Saturday, March 3, 2018 Florence Price spotlighted on Albany Records release - Violin concertos highlight disc devoted to composer

Florence Price Violin Concertos Nos. 1 and 2
Er-Gene Kahng, Violin
Janacek Philharmonic
Ryan Cockerham, Conductor
Albany Records Troy 1706 (2018)

Albany, New York

Joseph Dalton, Classical Notes

Friday, March 2, 2018

Last month the Capital Region's music scene was smack in the middle of a national trend – the revival of music by the late Florence Price. The Musicians of Ma'alwyck and the Capital Trio teamed up to offer two performances of Price's "Negro Folk Songs in Counterpoint." Almost simultaneously Albany Records issued a CD of Price's two violin concertos. Feature stories appeared in the New Yorker and The New York Times.

Price was an African-American woman composer, which means she started with two strikes against her. I've already written here about her failed attempts to get Serge Koussevitzky's attention. But she wasn't completely overlooked during her time. She wrote upward of 50 pieces for Marian Anderson. Her arrangement of the spiritual "My Soul's Been Anchored in the Lord" was the final selection in Anderson's legendary performance on the National Mall in 1939.


The First Violin Concerto is the more traditional of the two. It's cast in a traditional three movements and is in the key of D major, as are the violin concertos of Tchaikovsky and Brahms. The writing is at its best and most original in the passages that feel homespun and playful. The flatted third, the traditional blues note, is prominent in at least a couple of spots during the opening movement.

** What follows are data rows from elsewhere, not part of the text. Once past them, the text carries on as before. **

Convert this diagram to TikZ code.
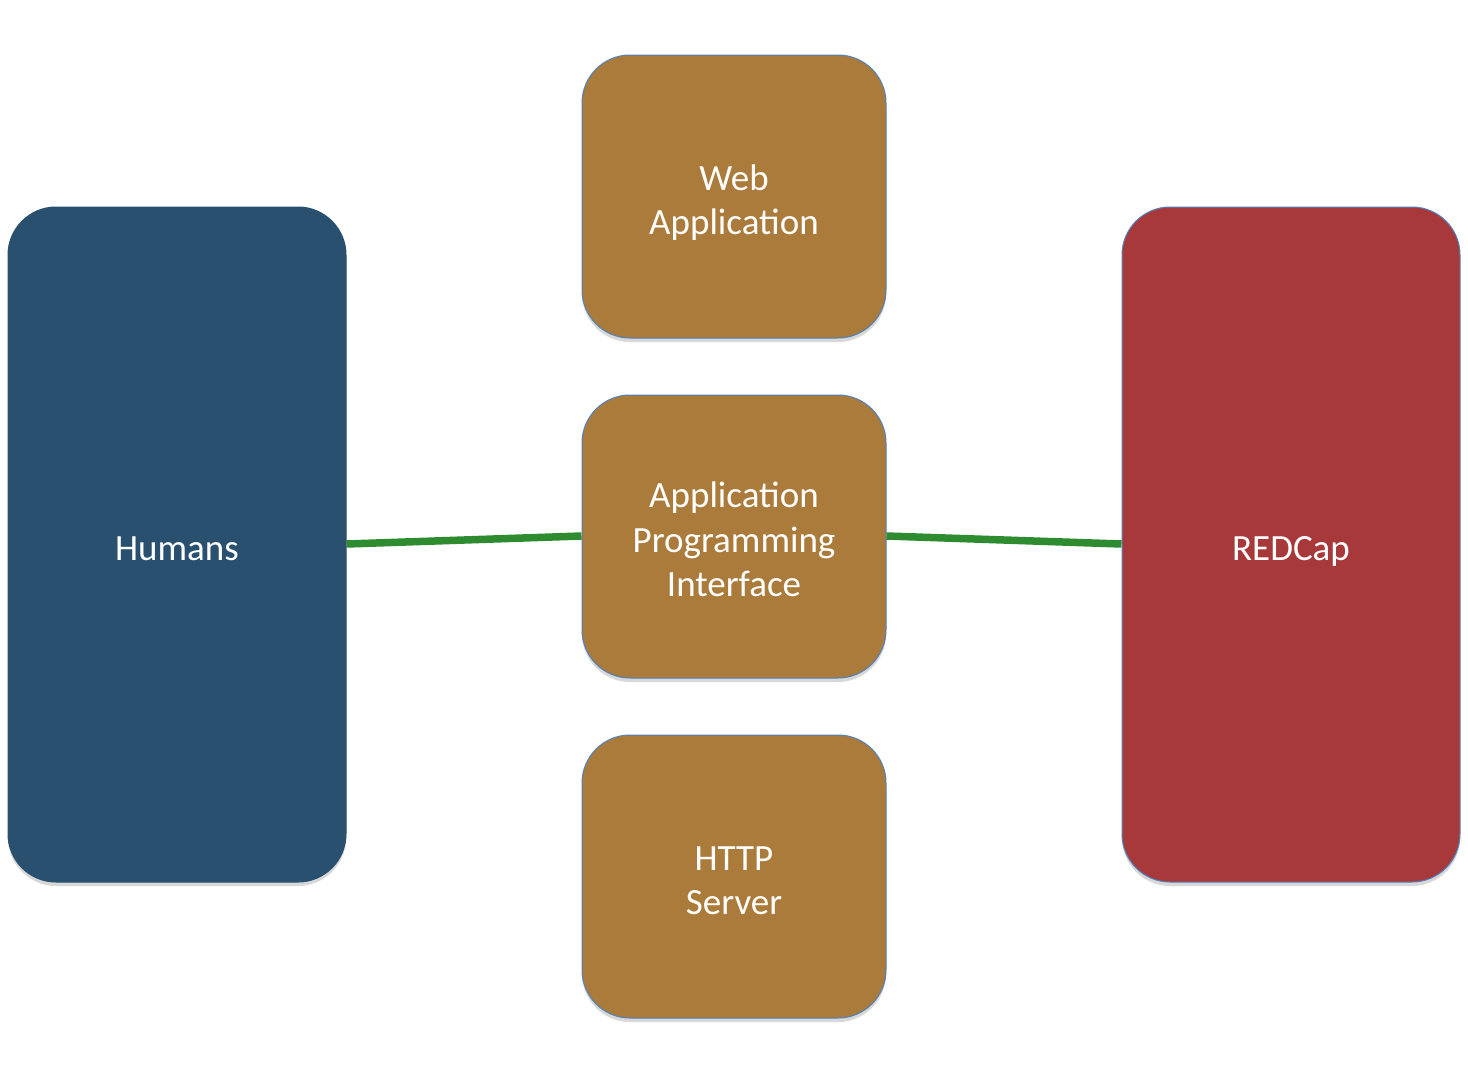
\documentclass[tikz,border=0pt]{standalone}
\usepackage{fontspec}
\setmainfont{Carlito}
\usetikzlibrary{shadows}
\definecolor{hblue}{HTML}{2A5070}
\definecolor{brownbox}{HTML}{AB7B3B}
\definecolor{redbox}{HTML}{A8393A}
\definecolor{edgeblue}{HTML}{4F81BD}
\definecolor{linkgreen}{HTML}{2E8B30}
\tikzset{
  box/.style={rounded corners=48pt, draw=edgeblue, line width=1pt,
    drop shadow={shadow xshift=0pt, shadow yshift=-4pt, opacity=0.25, fill=black!60}},
  boxtext/.style={text=white, font=\fontsize{37}{44.5}\selectfont, align=center},
  link/.style={draw=linkgreen, line width=7.5pt}
}
\begin{document}
\begin{tikzpicture}[x=1pt,y=-1pt]
\useasboundingbox[fill=white] (0,0) rectangle (1468,1088);
\node[box, fill=hblue, draw=hblue, minimum width=338pt, minimum height=675pt,
  label={[boxtext, yshift=-4pt]center:Humans}] (humans) at (177,544.5) {};
\node[box, fill=brownbox, minimum width=304pt, minimum height=283pt,
  label={[boxtext, yshift=-6pt]center:Web\\Application}] (web) at (734,196.5) {};
\node[box, fill=brownbox, minimum width=304pt, minimum height=283pt,
  label={[boxtext, yshift=-3pt]center:Application\\Programming\\Interface}] (api) at (734,536.5) {};
\node[box, fill=brownbox, minimum width=304pt, minimum height=283pt,
  label={[boxtext, yshift=-4pt]center:HTTP\\Server}] (http) at (734,876.5) {};
\node[box, fill=redbox, minimum width=338pt, minimum height=675pt,
  label={[boxtext, yshift=-7pt]center:REDCap}] (redcap) at (1291,544.5) {};
\coordinate (hr) at (346,544);
\coordinate (al) at (582,536);
\coordinate (ar) at (886,536);
\coordinate (rl) at (1122,544);
\draw[link] (humans.east |- hr) -- (api.west |- al);
\draw[link] (api.east |- ar) -- (redcap.west |- rl);
\end{tikzpicture}
\end{document}
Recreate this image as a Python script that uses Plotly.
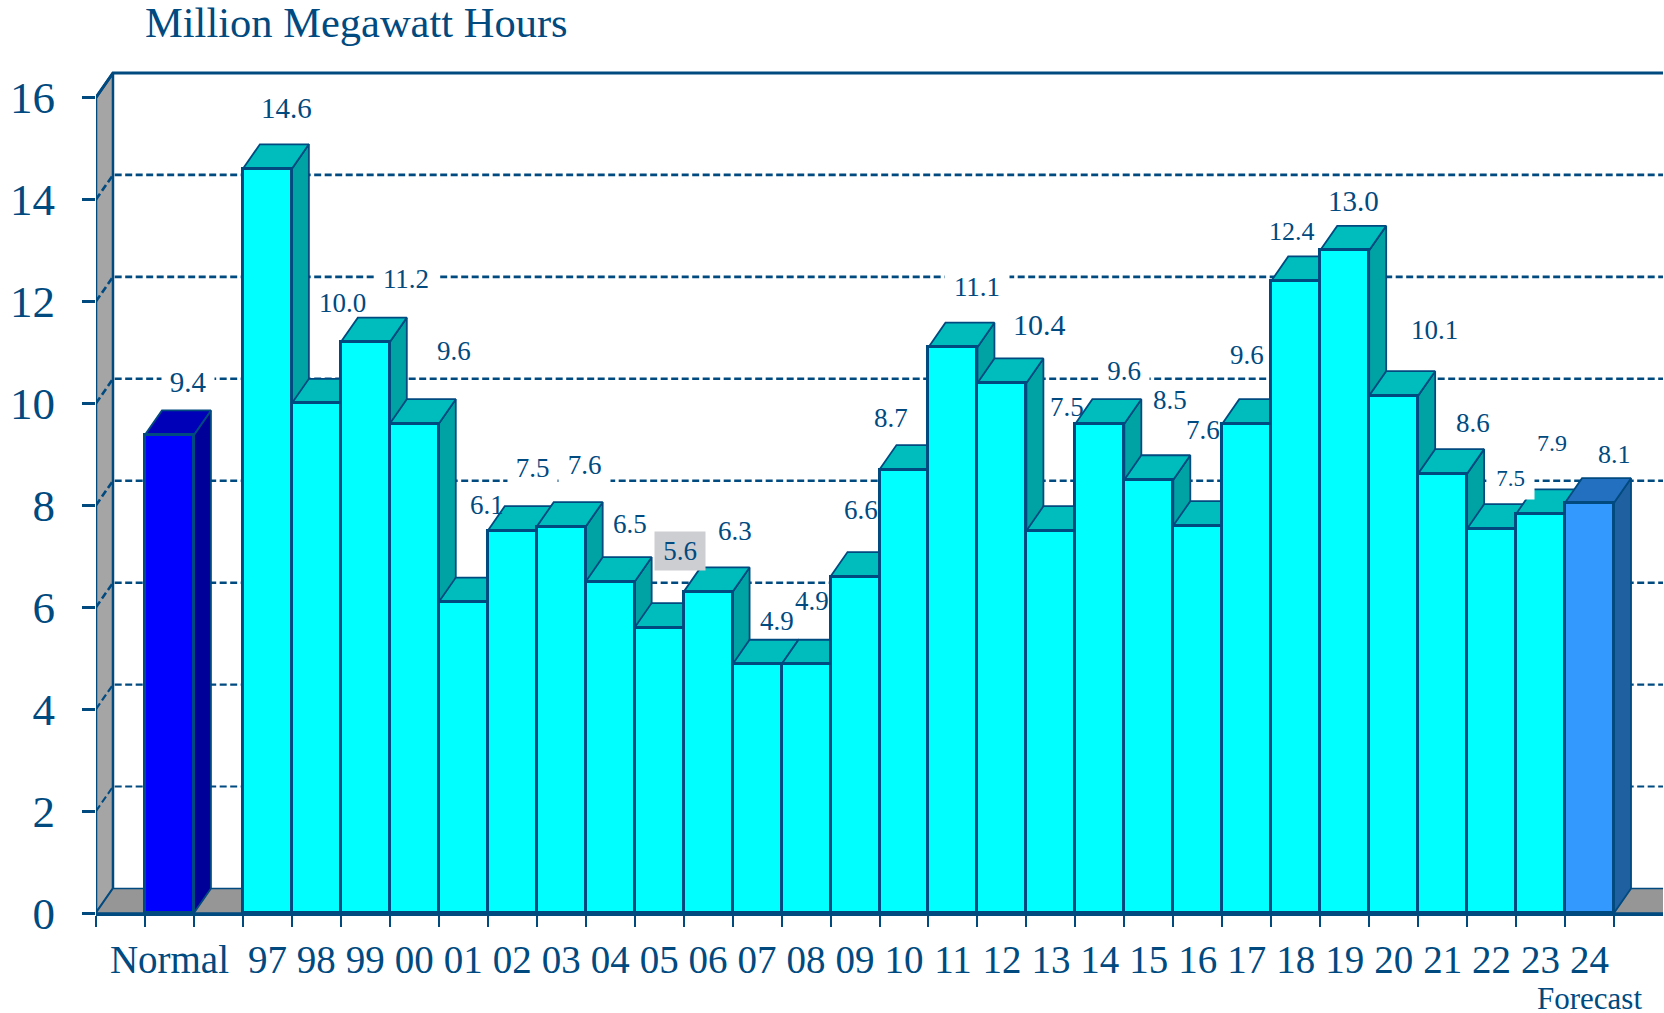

The Second Concerto is a blast. It's a brisk one-movement in which Price keeps throwing open doorways to different styles and languages. Such hopscotching around the musical map presages cartoon music and postmodernism. Granted, that's reading a lot into the piece, which doesn't come off as radical at all. To the contrary, the concerto would fit comfortably in any traditional orchestra program.